Locate every line in the material below that has the word "this". Copy each of those lines.

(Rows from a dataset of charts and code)
:::::
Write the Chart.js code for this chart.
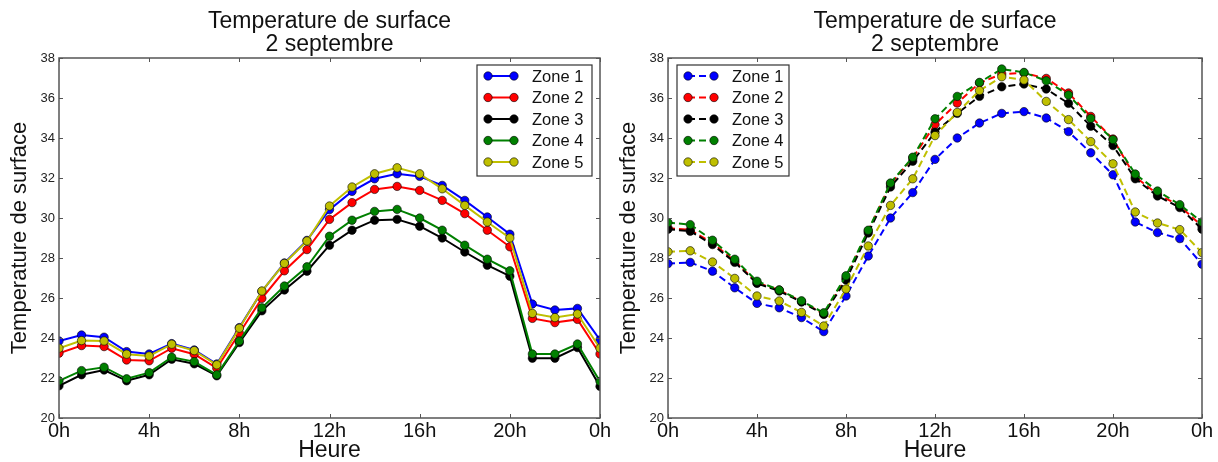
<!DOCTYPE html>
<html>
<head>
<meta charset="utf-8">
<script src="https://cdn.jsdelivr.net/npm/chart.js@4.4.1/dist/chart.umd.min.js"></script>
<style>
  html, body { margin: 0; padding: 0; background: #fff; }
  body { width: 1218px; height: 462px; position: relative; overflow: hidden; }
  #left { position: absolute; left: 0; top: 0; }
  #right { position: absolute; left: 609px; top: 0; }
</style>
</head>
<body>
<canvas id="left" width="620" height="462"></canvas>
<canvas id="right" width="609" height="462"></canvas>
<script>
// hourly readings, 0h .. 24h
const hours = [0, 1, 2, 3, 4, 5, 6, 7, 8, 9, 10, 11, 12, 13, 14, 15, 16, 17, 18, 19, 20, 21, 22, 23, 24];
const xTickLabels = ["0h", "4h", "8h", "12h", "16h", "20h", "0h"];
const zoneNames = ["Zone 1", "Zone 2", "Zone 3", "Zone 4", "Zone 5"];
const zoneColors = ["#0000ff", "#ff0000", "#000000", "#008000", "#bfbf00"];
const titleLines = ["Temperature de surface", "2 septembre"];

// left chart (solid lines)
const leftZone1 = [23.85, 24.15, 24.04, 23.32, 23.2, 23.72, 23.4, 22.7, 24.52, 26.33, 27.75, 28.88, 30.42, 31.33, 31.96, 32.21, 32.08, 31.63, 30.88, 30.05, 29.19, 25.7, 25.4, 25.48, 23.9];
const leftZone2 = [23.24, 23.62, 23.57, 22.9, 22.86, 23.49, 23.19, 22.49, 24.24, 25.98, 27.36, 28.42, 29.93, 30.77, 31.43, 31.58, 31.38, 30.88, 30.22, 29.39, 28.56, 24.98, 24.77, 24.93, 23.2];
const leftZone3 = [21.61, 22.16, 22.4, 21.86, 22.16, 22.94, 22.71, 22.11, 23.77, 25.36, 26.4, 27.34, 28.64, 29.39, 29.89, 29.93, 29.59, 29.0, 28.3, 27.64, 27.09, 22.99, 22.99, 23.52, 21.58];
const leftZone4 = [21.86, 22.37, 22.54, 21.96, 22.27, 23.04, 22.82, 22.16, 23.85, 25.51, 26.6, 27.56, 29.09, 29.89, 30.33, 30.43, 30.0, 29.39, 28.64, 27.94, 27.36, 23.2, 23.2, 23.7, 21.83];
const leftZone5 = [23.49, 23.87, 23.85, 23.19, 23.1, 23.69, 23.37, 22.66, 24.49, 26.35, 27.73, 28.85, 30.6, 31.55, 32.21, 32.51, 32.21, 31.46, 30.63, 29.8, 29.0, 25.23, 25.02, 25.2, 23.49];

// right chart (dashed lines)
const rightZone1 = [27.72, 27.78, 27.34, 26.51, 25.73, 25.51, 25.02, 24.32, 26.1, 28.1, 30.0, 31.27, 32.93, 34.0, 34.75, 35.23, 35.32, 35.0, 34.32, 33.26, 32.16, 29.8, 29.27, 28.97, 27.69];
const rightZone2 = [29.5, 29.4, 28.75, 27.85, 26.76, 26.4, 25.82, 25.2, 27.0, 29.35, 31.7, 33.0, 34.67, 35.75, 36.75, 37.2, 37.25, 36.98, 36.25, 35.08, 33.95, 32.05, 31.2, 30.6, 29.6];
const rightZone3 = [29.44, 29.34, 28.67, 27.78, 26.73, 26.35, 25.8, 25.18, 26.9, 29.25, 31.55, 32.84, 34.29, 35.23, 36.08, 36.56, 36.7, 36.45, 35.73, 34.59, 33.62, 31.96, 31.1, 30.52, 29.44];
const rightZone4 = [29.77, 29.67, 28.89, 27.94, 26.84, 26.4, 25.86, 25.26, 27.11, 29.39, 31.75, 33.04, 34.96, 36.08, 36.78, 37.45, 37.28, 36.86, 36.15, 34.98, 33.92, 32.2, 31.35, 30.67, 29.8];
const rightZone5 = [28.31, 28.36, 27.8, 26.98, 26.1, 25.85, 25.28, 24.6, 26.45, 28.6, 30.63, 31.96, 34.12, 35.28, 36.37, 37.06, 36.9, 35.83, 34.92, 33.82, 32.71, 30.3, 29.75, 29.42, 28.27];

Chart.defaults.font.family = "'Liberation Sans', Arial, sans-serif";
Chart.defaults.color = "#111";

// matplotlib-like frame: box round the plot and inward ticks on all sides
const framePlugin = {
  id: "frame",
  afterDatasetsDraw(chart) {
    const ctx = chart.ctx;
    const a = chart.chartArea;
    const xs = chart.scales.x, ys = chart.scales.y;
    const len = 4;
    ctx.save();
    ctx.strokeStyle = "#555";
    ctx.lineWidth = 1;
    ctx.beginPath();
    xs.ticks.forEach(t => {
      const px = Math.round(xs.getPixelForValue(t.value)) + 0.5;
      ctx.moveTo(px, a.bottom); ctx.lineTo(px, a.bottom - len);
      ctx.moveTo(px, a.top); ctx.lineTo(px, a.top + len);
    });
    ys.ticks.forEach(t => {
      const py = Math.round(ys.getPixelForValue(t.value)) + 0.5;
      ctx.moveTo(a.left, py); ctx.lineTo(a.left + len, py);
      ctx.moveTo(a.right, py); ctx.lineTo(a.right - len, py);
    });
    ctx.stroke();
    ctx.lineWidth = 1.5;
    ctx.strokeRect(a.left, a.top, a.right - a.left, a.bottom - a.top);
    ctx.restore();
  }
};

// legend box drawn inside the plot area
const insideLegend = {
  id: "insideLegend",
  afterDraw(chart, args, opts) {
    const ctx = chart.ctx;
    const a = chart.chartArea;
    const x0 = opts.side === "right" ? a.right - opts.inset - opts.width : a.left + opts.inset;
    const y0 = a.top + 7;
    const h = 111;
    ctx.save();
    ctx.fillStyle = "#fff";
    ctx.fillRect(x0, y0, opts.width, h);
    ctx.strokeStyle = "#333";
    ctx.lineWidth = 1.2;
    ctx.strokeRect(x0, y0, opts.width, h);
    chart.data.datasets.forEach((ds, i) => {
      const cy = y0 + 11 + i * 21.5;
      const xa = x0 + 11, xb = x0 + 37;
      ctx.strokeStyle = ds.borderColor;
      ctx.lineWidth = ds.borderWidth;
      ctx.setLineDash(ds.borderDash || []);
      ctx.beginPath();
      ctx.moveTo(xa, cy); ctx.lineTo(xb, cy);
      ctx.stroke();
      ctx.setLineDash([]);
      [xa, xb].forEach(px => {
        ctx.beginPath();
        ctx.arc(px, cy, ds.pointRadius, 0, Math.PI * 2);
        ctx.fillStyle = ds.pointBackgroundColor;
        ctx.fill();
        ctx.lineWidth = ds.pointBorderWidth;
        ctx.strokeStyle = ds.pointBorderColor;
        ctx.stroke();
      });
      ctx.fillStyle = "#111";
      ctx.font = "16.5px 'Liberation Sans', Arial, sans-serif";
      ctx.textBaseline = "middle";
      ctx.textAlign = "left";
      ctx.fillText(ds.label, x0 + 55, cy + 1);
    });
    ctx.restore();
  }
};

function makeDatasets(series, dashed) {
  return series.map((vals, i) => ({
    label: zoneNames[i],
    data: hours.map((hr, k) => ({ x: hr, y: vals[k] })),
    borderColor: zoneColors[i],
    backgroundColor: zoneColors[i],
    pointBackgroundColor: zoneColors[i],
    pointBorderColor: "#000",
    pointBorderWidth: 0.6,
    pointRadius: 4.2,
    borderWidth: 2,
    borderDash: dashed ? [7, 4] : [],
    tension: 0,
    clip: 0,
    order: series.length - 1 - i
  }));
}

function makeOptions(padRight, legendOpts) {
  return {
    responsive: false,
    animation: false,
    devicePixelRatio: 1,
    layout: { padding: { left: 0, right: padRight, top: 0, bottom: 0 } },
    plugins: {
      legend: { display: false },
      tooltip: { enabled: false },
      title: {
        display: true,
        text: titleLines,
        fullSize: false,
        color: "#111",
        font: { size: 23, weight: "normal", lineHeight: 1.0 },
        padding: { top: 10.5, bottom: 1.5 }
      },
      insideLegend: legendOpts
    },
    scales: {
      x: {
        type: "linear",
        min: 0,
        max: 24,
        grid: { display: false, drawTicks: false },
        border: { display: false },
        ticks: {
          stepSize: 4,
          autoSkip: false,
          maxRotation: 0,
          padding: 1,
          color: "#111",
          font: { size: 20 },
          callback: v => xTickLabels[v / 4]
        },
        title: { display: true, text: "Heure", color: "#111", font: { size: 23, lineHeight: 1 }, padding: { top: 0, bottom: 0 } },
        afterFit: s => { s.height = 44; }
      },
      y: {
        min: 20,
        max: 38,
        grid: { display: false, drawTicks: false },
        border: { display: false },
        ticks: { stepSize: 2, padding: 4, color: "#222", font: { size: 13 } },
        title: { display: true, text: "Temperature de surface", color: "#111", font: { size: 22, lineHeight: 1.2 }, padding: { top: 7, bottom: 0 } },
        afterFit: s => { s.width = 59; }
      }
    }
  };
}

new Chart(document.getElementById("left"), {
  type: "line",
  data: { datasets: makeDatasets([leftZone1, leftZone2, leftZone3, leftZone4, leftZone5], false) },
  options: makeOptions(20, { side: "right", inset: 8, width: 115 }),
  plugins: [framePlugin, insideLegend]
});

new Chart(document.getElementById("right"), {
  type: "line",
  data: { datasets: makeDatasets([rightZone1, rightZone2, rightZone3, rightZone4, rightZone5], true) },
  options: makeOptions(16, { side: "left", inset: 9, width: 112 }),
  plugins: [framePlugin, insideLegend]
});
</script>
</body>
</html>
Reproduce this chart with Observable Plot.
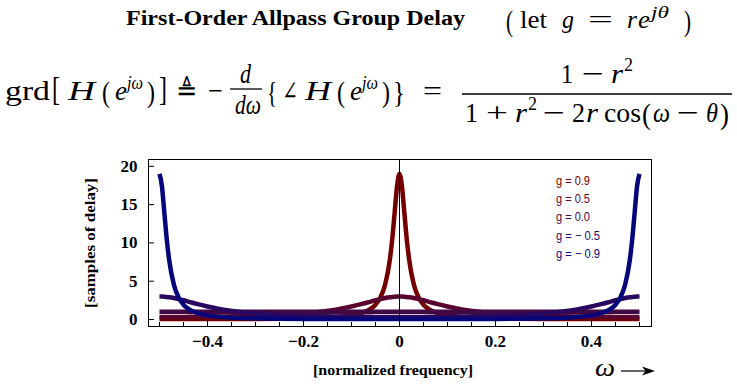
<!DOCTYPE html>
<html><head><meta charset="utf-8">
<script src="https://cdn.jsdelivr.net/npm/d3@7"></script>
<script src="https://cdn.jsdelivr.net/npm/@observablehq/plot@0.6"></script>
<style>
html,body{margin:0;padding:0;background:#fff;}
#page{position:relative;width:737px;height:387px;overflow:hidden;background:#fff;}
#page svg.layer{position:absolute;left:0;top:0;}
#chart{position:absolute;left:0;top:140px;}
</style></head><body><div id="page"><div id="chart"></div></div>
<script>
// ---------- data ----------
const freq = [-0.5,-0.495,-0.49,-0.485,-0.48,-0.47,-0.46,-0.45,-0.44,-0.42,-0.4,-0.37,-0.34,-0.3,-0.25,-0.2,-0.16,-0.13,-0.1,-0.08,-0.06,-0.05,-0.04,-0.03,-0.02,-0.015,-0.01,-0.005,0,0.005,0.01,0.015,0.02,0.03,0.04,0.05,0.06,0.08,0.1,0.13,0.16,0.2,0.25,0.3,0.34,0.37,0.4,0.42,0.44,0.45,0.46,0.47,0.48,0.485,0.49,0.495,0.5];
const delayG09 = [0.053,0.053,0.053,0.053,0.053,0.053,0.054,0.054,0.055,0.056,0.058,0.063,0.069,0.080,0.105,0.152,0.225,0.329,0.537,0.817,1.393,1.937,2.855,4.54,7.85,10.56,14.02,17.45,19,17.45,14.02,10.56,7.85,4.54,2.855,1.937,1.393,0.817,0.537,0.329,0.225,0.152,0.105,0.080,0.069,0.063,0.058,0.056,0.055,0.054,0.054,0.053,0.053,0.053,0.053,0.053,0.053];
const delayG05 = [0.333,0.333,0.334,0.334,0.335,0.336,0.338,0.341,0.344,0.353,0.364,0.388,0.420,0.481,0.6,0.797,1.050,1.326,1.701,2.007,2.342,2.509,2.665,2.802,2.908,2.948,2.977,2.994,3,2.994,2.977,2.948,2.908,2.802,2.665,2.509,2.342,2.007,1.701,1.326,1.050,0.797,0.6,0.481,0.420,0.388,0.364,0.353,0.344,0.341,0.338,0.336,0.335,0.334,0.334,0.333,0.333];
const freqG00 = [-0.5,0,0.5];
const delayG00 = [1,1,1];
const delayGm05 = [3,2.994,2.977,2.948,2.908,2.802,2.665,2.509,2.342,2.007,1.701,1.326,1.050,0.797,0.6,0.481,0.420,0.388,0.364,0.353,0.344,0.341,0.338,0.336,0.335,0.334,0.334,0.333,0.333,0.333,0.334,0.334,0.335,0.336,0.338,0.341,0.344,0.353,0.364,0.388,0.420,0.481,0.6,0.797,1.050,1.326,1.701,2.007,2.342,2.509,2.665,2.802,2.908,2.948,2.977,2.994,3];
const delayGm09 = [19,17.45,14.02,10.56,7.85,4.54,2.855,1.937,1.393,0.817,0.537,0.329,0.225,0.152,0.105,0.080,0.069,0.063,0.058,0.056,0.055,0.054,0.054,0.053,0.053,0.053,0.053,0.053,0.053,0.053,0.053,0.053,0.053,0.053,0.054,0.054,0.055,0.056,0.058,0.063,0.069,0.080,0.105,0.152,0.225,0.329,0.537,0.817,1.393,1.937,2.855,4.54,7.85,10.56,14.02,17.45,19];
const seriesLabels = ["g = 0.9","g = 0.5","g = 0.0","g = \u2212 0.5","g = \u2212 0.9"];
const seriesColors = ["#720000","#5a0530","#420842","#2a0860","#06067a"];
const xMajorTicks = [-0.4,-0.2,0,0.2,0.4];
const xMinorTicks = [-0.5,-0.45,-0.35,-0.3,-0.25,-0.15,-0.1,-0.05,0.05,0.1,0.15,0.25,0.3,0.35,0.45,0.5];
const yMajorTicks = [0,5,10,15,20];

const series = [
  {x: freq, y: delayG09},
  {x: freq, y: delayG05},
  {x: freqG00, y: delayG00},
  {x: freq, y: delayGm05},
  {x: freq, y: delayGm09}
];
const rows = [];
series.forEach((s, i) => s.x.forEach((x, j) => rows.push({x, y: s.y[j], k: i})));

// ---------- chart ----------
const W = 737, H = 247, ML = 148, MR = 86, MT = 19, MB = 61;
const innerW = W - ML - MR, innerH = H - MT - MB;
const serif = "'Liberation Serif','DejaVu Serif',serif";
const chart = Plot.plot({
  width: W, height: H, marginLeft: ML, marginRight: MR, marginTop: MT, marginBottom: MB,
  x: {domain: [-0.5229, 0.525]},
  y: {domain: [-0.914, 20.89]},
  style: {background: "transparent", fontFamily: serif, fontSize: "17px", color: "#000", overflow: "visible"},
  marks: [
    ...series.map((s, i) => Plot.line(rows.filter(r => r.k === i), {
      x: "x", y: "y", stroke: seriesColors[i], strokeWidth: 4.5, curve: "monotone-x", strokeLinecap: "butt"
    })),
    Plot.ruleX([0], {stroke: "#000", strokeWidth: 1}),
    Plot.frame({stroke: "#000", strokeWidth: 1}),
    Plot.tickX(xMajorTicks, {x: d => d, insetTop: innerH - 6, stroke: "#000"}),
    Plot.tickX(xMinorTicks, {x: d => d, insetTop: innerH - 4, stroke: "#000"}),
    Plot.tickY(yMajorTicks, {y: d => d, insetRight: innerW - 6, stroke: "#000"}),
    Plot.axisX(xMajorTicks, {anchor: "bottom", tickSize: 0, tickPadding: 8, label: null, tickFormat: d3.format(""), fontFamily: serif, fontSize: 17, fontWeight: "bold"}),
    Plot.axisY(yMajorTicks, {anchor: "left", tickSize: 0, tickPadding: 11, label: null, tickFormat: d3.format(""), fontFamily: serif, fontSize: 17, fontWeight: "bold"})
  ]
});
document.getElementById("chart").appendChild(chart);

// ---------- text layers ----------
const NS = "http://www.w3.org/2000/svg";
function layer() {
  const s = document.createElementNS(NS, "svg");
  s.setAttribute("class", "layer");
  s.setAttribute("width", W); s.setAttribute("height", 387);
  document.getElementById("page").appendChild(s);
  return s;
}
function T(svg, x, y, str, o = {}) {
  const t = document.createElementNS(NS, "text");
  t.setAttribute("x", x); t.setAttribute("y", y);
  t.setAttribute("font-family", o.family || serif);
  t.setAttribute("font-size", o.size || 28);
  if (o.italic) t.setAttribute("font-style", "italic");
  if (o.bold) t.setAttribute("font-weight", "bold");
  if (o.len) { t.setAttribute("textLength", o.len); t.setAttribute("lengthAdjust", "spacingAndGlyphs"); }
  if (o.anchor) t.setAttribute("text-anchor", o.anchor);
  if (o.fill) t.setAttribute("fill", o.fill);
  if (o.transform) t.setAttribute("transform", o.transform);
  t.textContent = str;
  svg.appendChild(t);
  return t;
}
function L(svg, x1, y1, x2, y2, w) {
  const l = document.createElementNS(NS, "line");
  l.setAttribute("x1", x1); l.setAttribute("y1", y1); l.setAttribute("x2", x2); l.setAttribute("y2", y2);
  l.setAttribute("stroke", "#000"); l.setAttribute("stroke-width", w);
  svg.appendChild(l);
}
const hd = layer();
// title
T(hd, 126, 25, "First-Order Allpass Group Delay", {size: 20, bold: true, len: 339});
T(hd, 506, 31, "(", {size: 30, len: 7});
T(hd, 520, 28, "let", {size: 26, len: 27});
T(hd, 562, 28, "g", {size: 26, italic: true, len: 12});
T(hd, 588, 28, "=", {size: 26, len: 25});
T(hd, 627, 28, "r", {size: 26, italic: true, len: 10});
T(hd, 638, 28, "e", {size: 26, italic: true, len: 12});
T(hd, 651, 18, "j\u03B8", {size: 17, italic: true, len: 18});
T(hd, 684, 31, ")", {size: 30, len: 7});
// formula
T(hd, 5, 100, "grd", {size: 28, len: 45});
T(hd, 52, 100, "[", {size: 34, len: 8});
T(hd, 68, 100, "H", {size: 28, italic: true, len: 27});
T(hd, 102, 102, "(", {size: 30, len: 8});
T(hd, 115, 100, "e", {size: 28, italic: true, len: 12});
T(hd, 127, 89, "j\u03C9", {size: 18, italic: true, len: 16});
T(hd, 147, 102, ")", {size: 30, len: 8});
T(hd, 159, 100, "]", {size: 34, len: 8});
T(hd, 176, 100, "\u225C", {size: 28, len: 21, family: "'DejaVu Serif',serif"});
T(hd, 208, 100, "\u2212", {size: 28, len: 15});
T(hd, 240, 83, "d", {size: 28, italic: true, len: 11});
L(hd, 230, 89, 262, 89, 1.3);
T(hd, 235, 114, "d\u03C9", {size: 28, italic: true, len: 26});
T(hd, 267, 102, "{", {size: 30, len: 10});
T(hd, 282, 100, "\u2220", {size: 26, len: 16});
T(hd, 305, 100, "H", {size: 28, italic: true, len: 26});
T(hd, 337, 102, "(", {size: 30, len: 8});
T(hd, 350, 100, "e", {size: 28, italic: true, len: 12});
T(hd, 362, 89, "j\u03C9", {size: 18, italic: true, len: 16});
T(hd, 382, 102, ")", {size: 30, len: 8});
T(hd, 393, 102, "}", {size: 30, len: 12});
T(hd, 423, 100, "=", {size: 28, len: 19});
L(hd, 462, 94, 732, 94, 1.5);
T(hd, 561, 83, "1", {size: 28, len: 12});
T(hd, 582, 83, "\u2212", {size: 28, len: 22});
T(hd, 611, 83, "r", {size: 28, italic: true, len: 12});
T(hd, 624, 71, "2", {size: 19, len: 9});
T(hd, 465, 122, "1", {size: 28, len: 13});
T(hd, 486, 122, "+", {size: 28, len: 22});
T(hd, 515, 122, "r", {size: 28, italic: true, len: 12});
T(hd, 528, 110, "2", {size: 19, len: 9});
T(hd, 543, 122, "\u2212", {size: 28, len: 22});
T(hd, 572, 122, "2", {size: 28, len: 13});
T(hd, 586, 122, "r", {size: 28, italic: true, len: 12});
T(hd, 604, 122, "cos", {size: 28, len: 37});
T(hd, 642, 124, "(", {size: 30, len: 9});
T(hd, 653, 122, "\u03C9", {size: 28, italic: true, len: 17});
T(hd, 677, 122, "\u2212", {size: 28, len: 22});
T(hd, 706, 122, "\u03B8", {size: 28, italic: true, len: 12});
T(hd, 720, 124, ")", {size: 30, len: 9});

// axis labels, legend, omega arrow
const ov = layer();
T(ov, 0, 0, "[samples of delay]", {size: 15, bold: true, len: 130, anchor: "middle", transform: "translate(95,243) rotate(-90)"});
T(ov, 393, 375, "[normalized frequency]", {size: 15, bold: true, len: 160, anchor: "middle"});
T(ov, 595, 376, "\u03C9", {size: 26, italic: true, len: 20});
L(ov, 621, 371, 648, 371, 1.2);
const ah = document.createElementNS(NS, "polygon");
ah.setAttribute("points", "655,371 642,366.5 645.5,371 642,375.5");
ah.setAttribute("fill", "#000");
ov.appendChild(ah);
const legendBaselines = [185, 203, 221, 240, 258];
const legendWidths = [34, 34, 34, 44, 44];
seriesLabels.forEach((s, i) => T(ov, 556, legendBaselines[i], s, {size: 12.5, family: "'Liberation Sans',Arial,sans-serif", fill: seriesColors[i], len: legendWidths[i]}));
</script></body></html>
:::::
## [Correct output]
Write the Chart.js code for this chart.
Reproduce this chart with Observable Plot.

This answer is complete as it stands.